Do this: The lines from the top of the material below through the line containing "color=transparent!50, bottom color=transparent!0]" are to be printed exactly, with pictures omitted.
-- start of Data lines --
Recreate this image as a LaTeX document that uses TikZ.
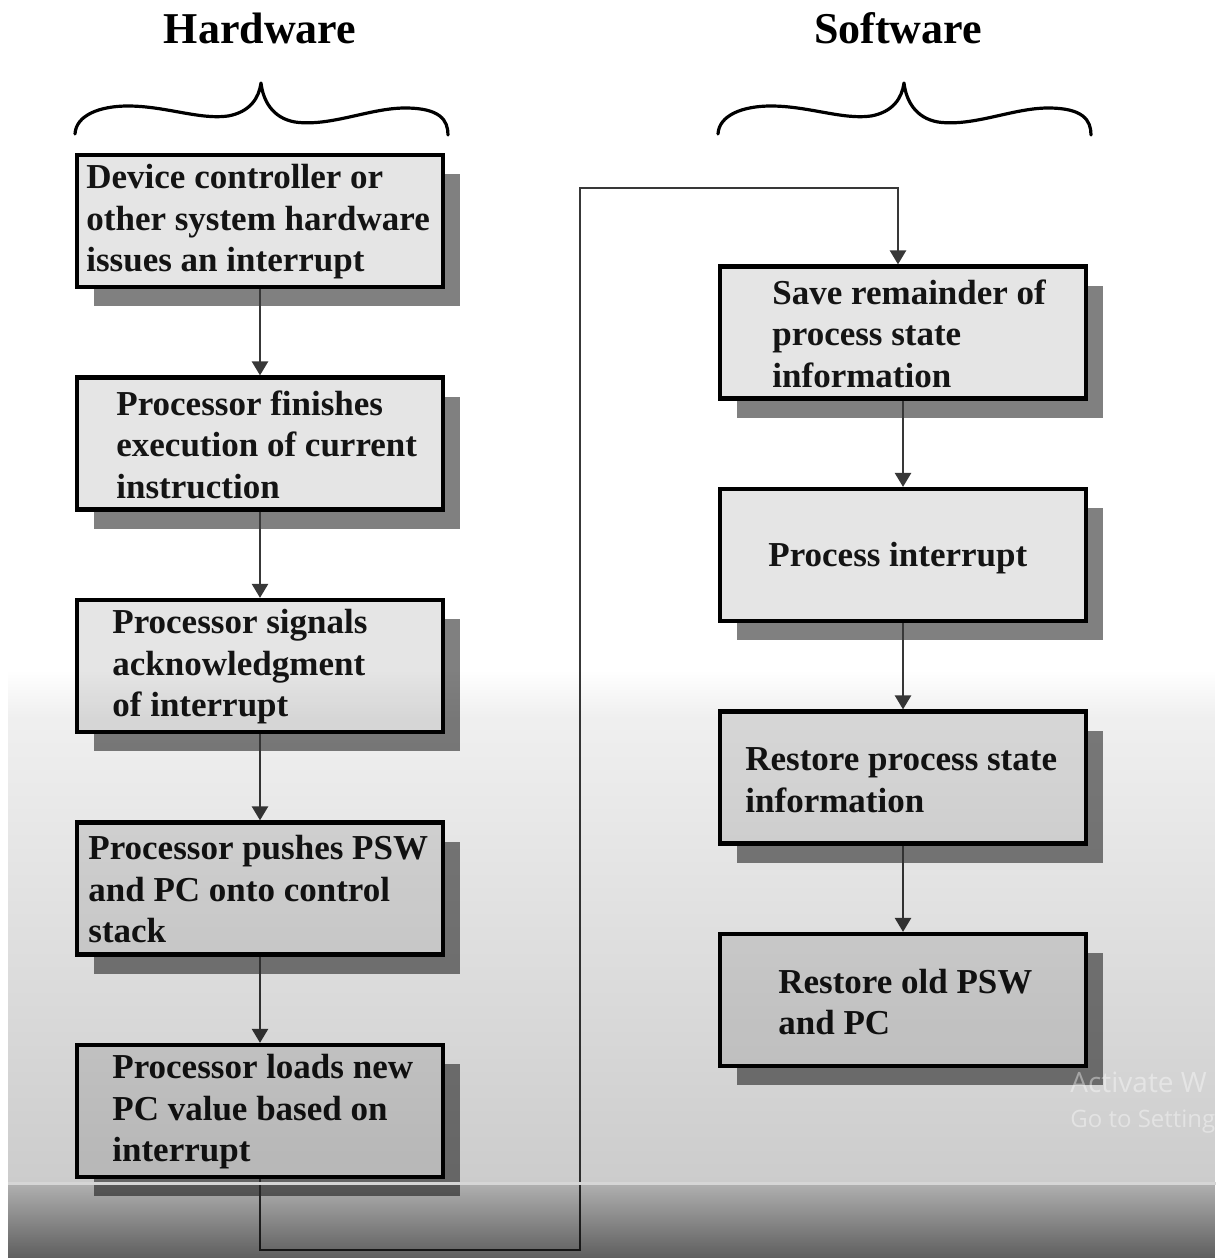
\documentclass[tikz,border=0pt]{standalone}
\usepackage{fontspec}
\setmainfont{Liberation Serif}
\newfontfamily\wmfont{Open Sans}
\usetikzlibrary{arrows.meta,shadows,fadings,calc}

% fadings for the grey veil over the lower part of the page
\tikzfading[name=veilstart, top color=transparent!100, bottom color=transparent!0]
\tikzfading[name=veilfade, top color=transparent!70, bottom color=transparent!0]
\tikzfading[name=bandfade, top color=transparent!50, bottom color=transparent!0]

\begin{document}
\begin{tikzpicture}[x=0.5pt,y=-0.5pt,
  stepbox/.style={draw=black, line width=2.1pt, fill=black!10,
    minimum width=183pt, minimum height=66pt, inner sep=0pt,
    drop shadow={shadow xshift=8.5pt, shadow yshift=-9.5pt, fill=black!50, opacity=1}},
  boxtext/.style={anchor=west, align=left, inner sep=0pt, text=black!92,
    font=\bfseries\fontsize{17.5pt}{20.75pt}\selectfont},
  flow/.style={draw=black!78, line width=1.25pt, -{Triangle[width=8pt,length=7pt]}},
  heading/.style={inner sep=0pt, font=\bfseries\fontsize{22pt}{26pt}\selectfont},
  curly/.pic={
    \draw[line width=1.6pt, line cap=round, line join=round]
      (-186,51) .. controls (-185,32) and (-161,23) .. (-133,23)
      .. controls (-96,23) and (-61,37) .. (-33,33)
      .. controls (-11,29) and (-2,15) .. (0,0)
      .. controls (2,17) and (11,35) .. (34,39)
      .. controls (69,44) and (109,25) .. (144,25)
      .. controls (179,25) and (187,37) .. (187,52);
  }]

\clip (0,0) rectangle (1216,1258);
\fill[white] (0,0) rectangle (1216,1258);

% column headings and braces
\node[heading] (hw) at (260,28) {Hardware};
\node[heading] (sw) at (898,28) {Software};
\pic at (261,83) {curly};
\pic at (904,83) {curly};

% hardware steps
\node[stepbox] (l1) at (260,221) {};
\node[stepbox] (l2) at (260,443.5) {};
\node[stepbox] (l3) at (260,666) {};
\node[stepbox] (l4) at (260,888.5) {};
\node[stepbox] (l5) at (260,1111) {};

% software steps
\node[stepbox] (r1) at (903,332.5) {};
\node[stepbox] (r2) at (903,555) {};
\node[stepbox] (r3) at (903,777.5) {};
\node[stepbox] (r4) at (903,1000) {};

% step texts
\node[boxtext] (t1) at (86,222) {Device controller or\\other system hardware\\issues an interrupt};
\node[boxtext] (t2) at (116,444.5) {Processor finishes\\execution of current\\instruction};
\node[boxtext] (t3) at (112,667) {Processor signals\\acknowledgment\\of interrupt};
\node[boxtext] (t4) at (88,889.5) {Processor pushes PSW\\and PC onto control\\stack};
\node[boxtext] (t5) at (112,1112) {Processor loads new\\PC value based on\\interrupt};
\node[boxtext] (t6) at (772,333.5) {Save remainder of\\process state\\information};
\node[boxtext] (t7) at (768,558) {Process interrupt};
\node[boxtext] (t8) at (745,780) {Restore process state\\information};
\node[boxtext] (t9) at (778,1002) {Restore old PSW\\and PC};

% arrows
\draw[flow] (l1) -- (l2);
\draw[flow] (l2) -- (l3);
\draw[flow] (l3) -- (l4);
\draw[flow] (l4) -- (l5);
\draw[flow] (r1) -- (r2);
\draw[flow] (r2) -- (r3);
\draw[flow] (r3) -- (r4);

% hand-over from hardware to software
\coordinate (low) at (580,1250);
\coordinate (high) at (580,188);
\coordinate (r1in) at ($(r1.north)+(-5,0)$);
\draw[flow] (l5.south) |- (low) -- (high) -| (r1in);

% grey veil and bottom band
\fill[black, fill opacity=0.06, path fading=veilstart] (8,670) rectangle (1216,715);
\fill[black, fill opacity=0.2, path fading=veilfade] (8,715) rectangle (1216,1182);
\fill[black!16] (8,1182) rectangle (1216,1185);
\fill[black, fill opacity=0.63, path fading=bandfade] (8,1185) rectangle (1216,1258);

% faint system notice
\node[anchor=base west, inner sep=0pt, text=white, text opacity=0.4,
  font=\wmfont\fontsize{14pt}{17pt}\selectfont] (wm1) at (1070,1092) {Activate W};
\node[anchor=base west, inner sep=0pt, text=white, text opacity=0.4,
  font=\wmfont\fontsize{12pt}{15pt}\selectfont] (wm2) at (1070,1127) {Go to Setting};
\end{tikzpicture}
\end{document}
-- end of Data lines --
Finished task:
Recreate this image as a LaTeX document that uses TikZ.
\documentclass[tikz,border=0pt]{standalone}
\usepackage{fontspec}
\setmainfont{Liberation Serif}
\newfontfamily\wmfont{Open Sans}
\usetikzlibrary{arrows.meta,shadows,fadings,calc}

% fadings for the grey veil over the lower part of the page
\tikzfading[name=veilstart, top color=transparent!100, bottom color=transparent!0]
\tikzfading[name=veilfade, top color=transparent!70, bottom color=transparent!0]
\tikzfading[name=bandfade, top color=transparent!50, bottom color=transparent!0]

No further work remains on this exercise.